Exercise instructions: Output every line of the material exactly, omitting images.

Dataset content:
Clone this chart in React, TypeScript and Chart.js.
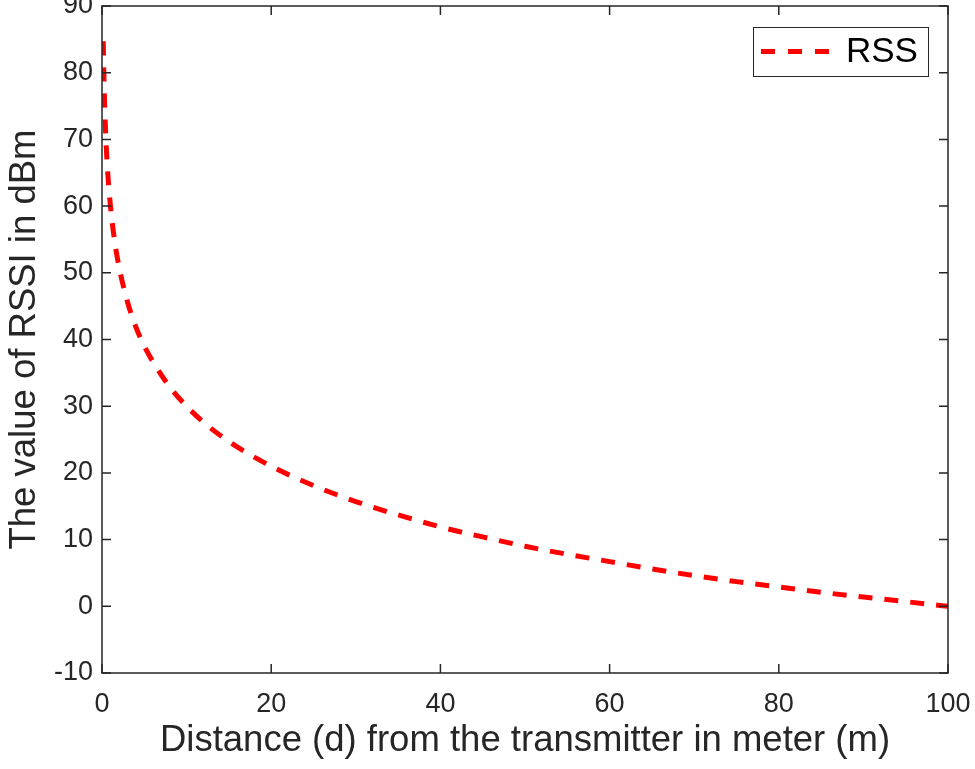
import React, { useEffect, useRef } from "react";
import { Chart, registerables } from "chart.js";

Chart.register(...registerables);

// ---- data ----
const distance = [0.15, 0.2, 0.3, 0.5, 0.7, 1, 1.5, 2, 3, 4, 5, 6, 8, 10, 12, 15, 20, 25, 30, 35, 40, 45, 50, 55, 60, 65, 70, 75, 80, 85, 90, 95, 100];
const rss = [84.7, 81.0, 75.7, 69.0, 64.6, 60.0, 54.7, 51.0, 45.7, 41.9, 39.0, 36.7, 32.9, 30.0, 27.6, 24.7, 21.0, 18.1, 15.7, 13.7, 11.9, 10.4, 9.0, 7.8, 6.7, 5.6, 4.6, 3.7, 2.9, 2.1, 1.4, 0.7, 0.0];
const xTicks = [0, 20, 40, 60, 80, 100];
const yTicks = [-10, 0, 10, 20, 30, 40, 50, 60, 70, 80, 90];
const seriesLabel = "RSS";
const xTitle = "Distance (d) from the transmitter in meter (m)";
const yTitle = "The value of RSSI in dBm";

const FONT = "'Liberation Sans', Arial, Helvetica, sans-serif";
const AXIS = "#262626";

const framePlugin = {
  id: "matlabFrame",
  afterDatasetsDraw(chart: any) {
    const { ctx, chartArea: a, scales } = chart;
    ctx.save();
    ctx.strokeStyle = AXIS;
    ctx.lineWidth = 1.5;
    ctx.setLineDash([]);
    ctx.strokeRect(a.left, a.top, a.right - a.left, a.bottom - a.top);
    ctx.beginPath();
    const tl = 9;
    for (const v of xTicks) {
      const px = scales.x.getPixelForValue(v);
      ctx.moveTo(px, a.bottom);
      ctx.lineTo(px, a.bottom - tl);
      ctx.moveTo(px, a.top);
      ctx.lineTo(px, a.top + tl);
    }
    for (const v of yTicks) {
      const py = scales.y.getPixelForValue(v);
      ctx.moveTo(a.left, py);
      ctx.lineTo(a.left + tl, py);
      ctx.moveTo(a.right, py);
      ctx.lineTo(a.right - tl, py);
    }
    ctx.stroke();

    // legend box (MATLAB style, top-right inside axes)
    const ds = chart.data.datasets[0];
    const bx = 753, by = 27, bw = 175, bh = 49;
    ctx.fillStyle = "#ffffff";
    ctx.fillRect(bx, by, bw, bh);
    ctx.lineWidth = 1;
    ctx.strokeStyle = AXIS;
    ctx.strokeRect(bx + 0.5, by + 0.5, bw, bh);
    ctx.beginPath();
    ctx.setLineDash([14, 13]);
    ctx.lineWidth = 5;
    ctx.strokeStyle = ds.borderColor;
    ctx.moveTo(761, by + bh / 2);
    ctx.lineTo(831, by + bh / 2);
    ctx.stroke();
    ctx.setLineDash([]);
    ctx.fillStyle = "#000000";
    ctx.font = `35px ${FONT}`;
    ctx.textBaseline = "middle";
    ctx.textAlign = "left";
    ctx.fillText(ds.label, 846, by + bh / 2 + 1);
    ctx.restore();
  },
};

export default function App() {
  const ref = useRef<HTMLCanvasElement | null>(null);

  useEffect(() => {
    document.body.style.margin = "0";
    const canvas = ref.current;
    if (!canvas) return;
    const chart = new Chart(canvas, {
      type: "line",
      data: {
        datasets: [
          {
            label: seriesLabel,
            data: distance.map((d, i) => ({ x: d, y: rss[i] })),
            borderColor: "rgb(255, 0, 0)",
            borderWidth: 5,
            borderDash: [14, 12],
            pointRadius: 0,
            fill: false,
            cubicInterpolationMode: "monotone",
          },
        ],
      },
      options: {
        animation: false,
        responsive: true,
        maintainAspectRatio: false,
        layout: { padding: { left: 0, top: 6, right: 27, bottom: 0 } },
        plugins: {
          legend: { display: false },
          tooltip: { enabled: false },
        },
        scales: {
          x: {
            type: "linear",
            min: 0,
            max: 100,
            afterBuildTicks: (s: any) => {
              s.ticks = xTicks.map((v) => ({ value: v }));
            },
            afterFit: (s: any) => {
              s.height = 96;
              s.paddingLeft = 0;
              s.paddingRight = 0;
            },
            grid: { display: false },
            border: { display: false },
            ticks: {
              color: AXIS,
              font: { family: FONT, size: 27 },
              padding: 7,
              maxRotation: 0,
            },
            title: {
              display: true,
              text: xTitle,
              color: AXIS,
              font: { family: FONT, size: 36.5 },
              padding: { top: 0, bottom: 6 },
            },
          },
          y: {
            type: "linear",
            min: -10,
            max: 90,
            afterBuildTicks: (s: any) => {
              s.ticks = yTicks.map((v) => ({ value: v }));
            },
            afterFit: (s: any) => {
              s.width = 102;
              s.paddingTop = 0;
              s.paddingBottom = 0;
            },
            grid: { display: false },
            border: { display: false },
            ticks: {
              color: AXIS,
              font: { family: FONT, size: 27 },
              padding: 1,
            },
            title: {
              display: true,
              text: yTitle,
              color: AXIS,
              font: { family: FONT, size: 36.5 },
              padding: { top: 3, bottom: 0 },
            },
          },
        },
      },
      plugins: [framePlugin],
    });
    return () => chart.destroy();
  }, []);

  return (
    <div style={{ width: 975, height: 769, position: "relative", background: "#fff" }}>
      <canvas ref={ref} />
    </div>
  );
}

Complete response:
Clone this chart in React, TypeScript and Chart.js.
import React, { useEffect, useRef } from "react";
import { Chart, registerables } from "chart.js";

Chart.register(...registerables);

// ---- data ----
const distance = [0.15, 0.2, 0.3, 0.5, 0.7, 1, 1.5, 2, 3, 4, 5, 6, 8, 10, 12, 15, 20, 25, 30, 35, 40, 45, 50, 55, 60, 65, 70, 75, 80, 85, 90, 95, 100];
const rss = [84.7, 81.0, 75.7, 69.0, 64.6, 60.0, 54.7, 51.0, 45.7, 41.9, 39.0, 36.7, 32.9, 30.0, 27.6, 24.7, 21.0, 18.1, 15.7, 13.7, 11.9, 10.4, 9.0, 7.8, 6.7, 5.6, 4.6, 3.7, 2.9, 2.1, 1.4, 0.7, 0.0];
const xTicks = [0, 20, 40, 60, 80, 100];
const yTicks = [-10, 0, 10, 20, 30, 40, 50, 60, 70, 80, 90];
const seriesLabel = "RSS";
const xTitle = "Distance (d) from the transmitter in meter (m)";
const yTitle = "The value of RSSI in dBm";

const FONT = "'Liberation Sans', Arial, Helvetica, sans-serif";
const AXIS = "#262626";

const framePlugin = {
  id: "matlabFrame",
  afterDatasetsDraw(chart: any) {
    const { ctx, chartArea: a, scales } = chart;
    ctx.save();
    ctx.strokeStyle = AXIS;
    ctx.lineWidth = 1.5;
    ctx.setLineDash([]);
    ctx.strokeRect(a.left, a.top, a.right - a.left, a.bottom - a.top);
    ctx.beginPath();
    const tl = 9;
    for (const v of xTicks) {
      const px = scales.x.getPixelForValue(v);
      ctx.moveTo(px, a.bottom);
      ctx.lineTo(px, a.bottom - tl);
      ctx.moveTo(px, a.top);
      ctx.lineTo(px, a.top + tl);
    }
    for (const v of yTicks) {
      const py = scales.y.getPixelForValue(v);
      ctx.moveTo(a.left, py);
      ctx.lineTo(a.left + tl, py);
      ctx.moveTo(a.right, py);
      ctx.lineTo(a.right - tl, py);
    }
    ctx.stroke();

    // legend box (MATLAB style, top-right inside axes)
    const ds = chart.data.datasets[0];
    const bx = 753, by = 27, bw = 175, bh = 49;
    ctx.fillStyle = "#ffffff";
    ctx.fillRect(bx, by, bw, bh);
    ctx.lineWidth = 1;
    ctx.strokeStyle = AXIS;
    ctx.strokeRect(bx + 0.5, by + 0.5, bw, bh);
    ctx.beginPath();
    ctx.setLineDash([14, 13]);
    ctx.lineWidth = 5;
    ctx.strokeStyle = ds.borderColor;
    ctx.moveTo(761, by + bh / 2);
    ctx.lineTo(831, by + bh / 2);
    ctx.stroke();
    ctx.setLineDash([]);
    ctx.fillStyle = "#000000";
    ctx.font = `35px ${FONT}`;
    ctx.textBaseline = "middle";
    ctx.textAlign = "left";
    ctx.fillText(ds.label, 846, by + bh / 2 + 1);
    ctx.restore();
  },
};

export default function App() {
  const ref = useRef<HTMLCanvasElement | null>(null);

  useEffect(() => {
    document.body.style.margin = "0";
    const canvas = ref.current;
    if (!canvas) return;
    const chart = new Chart(canvas, {
      type: "line",
      data: {
        datasets: [
          {
            label: seriesLabel,
            data: distance.map((d, i) => ({ x: d, y: rss[i] })),
            borderColor: "rgb(255, 0, 0)",
            borderWidth: 5,
            borderDash: [14, 12],
            pointRadius: 0,
            fill: false,
            cubicInterpolationMode: "monotone",
          },
        ],
      },
      options: {
        animation: false,
        responsive: true,
        maintainAspectRatio: false,
        layout: { padding: { left: 0, top: 6, right: 27, bottom: 0 } },
        plugins: {
          legend: { display: false },
          tooltip: { enabled: false },
        },
        scales: {
          x: {
            type: "linear",
            min: 0,
            max: 100,
            afterBuildTicks: (s: any) => {
              s.ticks = xTicks.map((v) => ({ value: v }));
            },
            afterFit: (s: any) => {
              s.height = 96;
              s.paddingLeft = 0;
              s.paddingRight = 0;
            },
            grid: { display: false },
            border: { display: false },
            ticks: {
              color: AXIS,
              font: { family: FONT, size: 27 },
              padding: 7,
              maxRotation: 0,
            },
            title: {
              display: true,
              text: xTitle,
              color: AXIS,
              font: { family: FONT, size: 36.5 },
              padding: { top: 0, bottom: 6 },
            },
          },
          y: {
            type: "linear",
            min: -10,
            max: 90,
            afterBuildTicks: (s: any) => {
              s.ticks = yTicks.map((v) => ({ value: v }));
            },
            afterFit: (s: any) => {
              s.width = 102;
              s.paddingTop = 0;
              s.paddingBottom = 0;
            },
            grid: { display: false },
            border: { display: false },
            ticks: {
              color: AXIS,
              font: { family: FONT, size: 27 },
              padding: 1,
            },
            title: {
              display: true,
              text: yTitle,
              color: AXIS,
              font: { family: FONT, size: 36.5 },
              padding: { top: 3, bottom: 0 },
            },
          },
        },
      },
      plugins: [framePlugin],
    });
    return () => chart.destroy();
  }, []);

  return (
    <div style={{ width: 975, height: 769, position: "relative", background: "#fff" }}>
      <canvas ref={ref} />
    </div>
  );
}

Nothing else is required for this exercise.